** DATASET **
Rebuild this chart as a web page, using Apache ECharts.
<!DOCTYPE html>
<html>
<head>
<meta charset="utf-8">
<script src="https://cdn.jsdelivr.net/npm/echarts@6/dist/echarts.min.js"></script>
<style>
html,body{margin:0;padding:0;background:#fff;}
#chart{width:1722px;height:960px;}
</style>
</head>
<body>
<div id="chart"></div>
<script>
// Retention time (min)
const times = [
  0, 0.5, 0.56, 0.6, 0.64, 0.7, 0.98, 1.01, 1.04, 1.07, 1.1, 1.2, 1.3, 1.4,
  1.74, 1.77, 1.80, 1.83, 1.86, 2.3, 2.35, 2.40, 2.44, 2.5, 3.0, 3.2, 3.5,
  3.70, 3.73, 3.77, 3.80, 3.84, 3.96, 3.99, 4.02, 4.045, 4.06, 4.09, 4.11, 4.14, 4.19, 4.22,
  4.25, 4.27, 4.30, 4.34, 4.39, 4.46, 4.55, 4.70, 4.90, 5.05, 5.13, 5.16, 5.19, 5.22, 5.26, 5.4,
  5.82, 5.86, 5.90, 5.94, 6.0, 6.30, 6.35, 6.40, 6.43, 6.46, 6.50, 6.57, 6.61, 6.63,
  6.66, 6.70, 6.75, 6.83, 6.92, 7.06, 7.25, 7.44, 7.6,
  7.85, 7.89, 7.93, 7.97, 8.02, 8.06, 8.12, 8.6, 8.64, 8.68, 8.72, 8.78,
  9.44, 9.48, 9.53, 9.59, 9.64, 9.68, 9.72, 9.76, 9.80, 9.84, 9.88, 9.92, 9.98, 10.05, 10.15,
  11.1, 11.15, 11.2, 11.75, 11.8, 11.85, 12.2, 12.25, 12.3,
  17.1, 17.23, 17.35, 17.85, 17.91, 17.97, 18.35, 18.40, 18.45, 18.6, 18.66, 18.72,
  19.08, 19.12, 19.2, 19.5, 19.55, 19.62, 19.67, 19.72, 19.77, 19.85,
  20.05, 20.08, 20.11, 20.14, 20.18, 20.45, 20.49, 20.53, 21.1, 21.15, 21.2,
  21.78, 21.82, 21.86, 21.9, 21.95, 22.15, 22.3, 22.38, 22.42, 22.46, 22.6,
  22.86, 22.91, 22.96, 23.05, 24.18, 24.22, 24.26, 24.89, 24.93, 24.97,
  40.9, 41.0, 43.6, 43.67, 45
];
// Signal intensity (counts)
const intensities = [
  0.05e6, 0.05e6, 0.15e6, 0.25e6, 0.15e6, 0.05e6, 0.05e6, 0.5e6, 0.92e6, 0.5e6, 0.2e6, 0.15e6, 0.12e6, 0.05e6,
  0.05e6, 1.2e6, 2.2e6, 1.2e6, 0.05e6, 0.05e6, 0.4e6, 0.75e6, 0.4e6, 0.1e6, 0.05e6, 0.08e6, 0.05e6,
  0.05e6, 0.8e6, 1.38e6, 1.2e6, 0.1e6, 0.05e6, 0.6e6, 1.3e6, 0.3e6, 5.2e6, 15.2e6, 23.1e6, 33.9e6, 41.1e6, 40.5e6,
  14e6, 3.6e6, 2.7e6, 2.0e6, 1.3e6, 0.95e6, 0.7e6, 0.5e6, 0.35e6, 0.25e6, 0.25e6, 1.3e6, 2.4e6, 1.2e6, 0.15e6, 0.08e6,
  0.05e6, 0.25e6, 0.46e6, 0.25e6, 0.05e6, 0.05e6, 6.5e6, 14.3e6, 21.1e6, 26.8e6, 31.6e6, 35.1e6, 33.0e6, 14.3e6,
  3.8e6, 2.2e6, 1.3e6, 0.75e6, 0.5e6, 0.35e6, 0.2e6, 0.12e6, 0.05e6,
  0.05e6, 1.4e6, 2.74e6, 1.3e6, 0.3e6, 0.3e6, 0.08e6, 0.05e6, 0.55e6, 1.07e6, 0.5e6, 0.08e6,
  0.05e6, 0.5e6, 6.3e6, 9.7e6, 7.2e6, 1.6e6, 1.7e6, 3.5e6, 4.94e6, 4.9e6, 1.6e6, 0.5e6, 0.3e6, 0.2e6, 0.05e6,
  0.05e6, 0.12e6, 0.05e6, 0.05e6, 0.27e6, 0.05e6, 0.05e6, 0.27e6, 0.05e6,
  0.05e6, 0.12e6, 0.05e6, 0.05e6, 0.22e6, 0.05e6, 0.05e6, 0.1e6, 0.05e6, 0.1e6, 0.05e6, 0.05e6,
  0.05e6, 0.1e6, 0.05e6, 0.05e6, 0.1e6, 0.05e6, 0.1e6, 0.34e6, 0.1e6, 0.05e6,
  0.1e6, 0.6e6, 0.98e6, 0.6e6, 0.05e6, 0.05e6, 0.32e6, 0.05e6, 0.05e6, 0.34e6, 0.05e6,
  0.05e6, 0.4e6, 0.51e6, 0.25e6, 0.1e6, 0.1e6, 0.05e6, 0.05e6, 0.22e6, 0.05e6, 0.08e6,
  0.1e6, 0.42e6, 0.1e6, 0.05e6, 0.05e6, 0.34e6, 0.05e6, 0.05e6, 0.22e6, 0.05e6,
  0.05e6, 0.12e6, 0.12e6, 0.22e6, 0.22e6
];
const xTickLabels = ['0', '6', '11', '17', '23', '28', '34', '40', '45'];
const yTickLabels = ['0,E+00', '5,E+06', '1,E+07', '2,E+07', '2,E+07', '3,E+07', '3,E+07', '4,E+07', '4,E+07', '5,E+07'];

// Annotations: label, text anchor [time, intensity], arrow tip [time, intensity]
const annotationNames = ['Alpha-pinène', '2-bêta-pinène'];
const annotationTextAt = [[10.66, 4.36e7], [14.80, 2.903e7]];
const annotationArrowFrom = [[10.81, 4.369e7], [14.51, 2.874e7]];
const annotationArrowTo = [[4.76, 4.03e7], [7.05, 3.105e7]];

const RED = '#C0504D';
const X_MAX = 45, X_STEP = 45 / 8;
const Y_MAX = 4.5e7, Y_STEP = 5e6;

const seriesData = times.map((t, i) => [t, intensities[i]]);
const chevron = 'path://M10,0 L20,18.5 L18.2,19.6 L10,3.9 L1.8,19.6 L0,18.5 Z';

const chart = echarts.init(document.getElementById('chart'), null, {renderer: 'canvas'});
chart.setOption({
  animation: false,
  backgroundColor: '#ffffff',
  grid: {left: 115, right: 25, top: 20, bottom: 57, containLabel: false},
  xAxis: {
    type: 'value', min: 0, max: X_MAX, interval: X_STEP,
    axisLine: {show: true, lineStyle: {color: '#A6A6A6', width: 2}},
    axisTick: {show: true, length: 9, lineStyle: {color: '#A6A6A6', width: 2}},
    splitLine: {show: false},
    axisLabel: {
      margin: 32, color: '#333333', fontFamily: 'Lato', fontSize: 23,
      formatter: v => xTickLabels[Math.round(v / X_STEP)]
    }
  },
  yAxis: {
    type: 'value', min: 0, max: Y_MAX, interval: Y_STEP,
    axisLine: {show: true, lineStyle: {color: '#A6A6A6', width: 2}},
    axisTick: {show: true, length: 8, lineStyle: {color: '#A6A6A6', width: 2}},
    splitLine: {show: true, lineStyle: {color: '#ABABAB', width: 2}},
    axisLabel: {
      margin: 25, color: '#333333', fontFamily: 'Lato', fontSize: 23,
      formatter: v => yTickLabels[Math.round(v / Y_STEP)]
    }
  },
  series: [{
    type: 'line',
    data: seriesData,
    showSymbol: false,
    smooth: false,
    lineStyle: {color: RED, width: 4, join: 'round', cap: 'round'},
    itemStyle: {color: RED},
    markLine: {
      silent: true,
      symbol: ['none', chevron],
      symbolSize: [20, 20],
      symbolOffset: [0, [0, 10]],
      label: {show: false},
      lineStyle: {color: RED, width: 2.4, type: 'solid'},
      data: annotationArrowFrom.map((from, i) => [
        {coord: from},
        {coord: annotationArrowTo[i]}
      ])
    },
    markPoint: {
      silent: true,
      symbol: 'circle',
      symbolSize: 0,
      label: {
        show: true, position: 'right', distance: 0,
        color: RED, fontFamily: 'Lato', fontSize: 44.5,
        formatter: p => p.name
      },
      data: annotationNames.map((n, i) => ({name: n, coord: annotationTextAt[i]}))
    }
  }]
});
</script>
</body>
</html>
---
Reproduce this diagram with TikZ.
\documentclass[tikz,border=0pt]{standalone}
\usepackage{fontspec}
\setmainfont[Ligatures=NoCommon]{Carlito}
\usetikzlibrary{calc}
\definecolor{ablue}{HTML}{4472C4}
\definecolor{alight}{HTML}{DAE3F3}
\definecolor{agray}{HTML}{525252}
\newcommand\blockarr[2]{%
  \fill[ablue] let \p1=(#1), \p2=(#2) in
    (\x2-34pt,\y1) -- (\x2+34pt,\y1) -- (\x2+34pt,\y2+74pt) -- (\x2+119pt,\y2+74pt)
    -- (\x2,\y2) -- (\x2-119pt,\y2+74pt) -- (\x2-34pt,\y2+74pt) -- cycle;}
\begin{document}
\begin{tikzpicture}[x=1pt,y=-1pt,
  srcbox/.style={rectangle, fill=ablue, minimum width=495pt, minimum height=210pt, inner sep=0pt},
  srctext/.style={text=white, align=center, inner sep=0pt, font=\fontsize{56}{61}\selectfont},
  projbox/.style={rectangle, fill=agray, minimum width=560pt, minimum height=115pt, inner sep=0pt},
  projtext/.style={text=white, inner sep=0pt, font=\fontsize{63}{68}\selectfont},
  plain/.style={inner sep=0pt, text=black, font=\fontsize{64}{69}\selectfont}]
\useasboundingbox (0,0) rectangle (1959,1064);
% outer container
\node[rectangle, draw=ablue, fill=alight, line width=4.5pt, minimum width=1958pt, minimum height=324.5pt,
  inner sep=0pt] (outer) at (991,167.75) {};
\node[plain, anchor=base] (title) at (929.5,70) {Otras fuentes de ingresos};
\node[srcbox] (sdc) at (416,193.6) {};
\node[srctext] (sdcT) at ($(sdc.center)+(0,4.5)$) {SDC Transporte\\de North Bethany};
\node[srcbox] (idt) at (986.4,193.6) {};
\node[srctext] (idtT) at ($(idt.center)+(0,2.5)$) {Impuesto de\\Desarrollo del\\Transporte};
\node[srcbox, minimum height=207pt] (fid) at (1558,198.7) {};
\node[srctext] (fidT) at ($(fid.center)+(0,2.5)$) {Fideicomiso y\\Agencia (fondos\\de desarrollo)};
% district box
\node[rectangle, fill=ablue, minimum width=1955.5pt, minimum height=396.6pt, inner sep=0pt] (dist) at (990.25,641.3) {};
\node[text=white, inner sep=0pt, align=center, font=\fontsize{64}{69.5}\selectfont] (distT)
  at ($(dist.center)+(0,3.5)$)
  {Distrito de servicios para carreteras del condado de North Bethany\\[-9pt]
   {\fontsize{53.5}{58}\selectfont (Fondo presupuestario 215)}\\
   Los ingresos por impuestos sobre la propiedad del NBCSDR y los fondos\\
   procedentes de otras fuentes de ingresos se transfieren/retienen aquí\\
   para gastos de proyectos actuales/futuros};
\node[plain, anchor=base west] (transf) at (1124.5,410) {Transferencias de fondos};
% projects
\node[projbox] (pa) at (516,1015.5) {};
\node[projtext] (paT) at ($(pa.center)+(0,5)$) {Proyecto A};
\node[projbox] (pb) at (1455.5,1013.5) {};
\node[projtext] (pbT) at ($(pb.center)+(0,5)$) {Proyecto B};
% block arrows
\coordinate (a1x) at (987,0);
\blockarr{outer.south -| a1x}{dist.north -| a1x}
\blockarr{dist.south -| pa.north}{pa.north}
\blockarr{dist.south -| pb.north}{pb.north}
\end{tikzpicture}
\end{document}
---
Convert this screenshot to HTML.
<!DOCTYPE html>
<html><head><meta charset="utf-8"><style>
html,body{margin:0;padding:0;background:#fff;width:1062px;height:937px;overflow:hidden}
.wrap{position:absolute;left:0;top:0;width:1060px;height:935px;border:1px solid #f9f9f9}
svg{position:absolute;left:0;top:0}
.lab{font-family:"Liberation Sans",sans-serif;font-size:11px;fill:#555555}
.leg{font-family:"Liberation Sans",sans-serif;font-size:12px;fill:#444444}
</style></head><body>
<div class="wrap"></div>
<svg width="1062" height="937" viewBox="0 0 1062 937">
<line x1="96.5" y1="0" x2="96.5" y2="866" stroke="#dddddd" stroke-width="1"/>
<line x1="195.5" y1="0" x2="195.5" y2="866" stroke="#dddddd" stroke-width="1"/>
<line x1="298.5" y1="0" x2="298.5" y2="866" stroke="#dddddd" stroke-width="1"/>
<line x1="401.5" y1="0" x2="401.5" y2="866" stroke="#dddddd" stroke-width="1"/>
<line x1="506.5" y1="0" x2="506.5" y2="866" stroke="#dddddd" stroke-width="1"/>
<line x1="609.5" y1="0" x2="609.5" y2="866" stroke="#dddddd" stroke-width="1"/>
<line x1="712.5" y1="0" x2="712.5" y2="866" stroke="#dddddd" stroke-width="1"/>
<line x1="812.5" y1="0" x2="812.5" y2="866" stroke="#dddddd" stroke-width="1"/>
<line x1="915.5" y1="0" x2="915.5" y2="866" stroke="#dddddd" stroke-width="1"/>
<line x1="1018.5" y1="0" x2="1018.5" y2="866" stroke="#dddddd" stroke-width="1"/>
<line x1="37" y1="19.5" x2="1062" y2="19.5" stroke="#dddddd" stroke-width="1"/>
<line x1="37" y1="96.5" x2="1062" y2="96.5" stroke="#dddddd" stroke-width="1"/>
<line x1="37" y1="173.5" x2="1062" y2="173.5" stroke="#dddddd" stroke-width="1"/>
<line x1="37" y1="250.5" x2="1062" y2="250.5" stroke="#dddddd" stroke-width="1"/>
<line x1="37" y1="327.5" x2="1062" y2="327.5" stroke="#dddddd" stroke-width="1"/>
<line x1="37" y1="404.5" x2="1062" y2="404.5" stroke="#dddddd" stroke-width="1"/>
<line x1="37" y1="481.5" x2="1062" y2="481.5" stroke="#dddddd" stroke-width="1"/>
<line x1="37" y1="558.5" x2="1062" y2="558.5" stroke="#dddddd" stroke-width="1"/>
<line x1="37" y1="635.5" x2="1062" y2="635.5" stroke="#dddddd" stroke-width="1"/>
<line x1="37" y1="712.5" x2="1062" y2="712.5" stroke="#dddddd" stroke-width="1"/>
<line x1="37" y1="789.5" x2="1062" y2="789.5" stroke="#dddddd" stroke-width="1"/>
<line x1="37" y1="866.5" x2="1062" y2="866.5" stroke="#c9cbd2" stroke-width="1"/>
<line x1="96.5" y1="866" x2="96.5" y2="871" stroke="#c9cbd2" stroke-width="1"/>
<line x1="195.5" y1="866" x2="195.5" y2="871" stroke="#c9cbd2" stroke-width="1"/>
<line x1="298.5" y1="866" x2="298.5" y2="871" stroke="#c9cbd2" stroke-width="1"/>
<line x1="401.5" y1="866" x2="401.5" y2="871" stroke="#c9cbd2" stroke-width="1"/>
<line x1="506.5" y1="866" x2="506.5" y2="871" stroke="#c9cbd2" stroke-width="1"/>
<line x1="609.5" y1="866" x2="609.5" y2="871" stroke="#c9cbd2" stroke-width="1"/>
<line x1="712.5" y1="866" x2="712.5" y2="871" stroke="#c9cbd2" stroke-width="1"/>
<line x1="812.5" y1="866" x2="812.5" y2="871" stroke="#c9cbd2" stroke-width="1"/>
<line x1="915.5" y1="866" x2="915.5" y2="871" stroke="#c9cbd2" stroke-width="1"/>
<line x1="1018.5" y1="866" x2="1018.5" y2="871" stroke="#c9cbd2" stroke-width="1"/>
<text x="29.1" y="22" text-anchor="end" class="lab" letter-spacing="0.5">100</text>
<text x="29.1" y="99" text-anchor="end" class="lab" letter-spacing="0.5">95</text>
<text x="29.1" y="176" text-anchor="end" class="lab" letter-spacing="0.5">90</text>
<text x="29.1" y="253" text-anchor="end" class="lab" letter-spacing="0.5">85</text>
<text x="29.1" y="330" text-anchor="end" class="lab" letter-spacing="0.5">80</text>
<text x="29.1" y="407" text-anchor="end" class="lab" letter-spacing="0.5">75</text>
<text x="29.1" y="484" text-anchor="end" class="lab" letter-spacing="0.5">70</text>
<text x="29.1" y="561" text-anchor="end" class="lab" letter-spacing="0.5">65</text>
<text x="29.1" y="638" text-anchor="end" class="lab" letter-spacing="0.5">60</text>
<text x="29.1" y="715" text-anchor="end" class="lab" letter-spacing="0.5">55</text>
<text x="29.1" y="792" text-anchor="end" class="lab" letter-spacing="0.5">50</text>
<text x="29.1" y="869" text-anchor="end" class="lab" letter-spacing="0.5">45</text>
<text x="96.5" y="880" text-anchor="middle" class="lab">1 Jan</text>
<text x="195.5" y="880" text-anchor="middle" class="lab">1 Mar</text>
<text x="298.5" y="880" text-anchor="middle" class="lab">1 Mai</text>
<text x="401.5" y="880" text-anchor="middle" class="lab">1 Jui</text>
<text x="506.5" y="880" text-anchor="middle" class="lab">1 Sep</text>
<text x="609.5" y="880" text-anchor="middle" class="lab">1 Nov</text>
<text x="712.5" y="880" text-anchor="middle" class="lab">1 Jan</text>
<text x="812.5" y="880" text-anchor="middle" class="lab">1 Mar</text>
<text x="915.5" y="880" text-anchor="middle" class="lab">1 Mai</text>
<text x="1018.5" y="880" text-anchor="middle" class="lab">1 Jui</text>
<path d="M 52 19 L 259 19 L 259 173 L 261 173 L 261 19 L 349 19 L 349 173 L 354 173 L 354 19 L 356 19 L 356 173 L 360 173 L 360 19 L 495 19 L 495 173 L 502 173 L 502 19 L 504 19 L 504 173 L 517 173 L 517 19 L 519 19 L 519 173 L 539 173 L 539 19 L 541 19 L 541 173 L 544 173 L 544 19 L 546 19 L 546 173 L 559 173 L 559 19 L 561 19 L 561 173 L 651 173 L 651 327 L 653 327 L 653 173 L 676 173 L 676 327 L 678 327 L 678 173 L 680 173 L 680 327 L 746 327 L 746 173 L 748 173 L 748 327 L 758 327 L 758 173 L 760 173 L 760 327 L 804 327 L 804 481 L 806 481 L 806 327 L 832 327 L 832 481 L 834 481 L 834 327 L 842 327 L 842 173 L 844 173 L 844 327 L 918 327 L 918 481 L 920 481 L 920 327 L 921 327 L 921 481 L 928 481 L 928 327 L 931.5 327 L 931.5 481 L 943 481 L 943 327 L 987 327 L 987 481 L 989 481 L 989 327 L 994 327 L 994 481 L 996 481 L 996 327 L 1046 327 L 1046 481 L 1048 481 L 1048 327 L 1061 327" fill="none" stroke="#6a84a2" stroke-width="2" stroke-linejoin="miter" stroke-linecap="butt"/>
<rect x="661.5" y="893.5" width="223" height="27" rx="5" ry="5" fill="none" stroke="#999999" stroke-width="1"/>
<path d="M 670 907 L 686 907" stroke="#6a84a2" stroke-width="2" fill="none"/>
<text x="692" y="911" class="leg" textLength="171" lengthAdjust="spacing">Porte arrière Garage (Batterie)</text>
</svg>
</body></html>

** TASK OBJECTIVE **
Copy every line from the records above that contains the word "this".

** PROBLEM SOLUTION **
Rebuild this chart as a web page, using Apache ECharts.
Reproduce this diagram with TikZ.
Convert this screenshot to HTML.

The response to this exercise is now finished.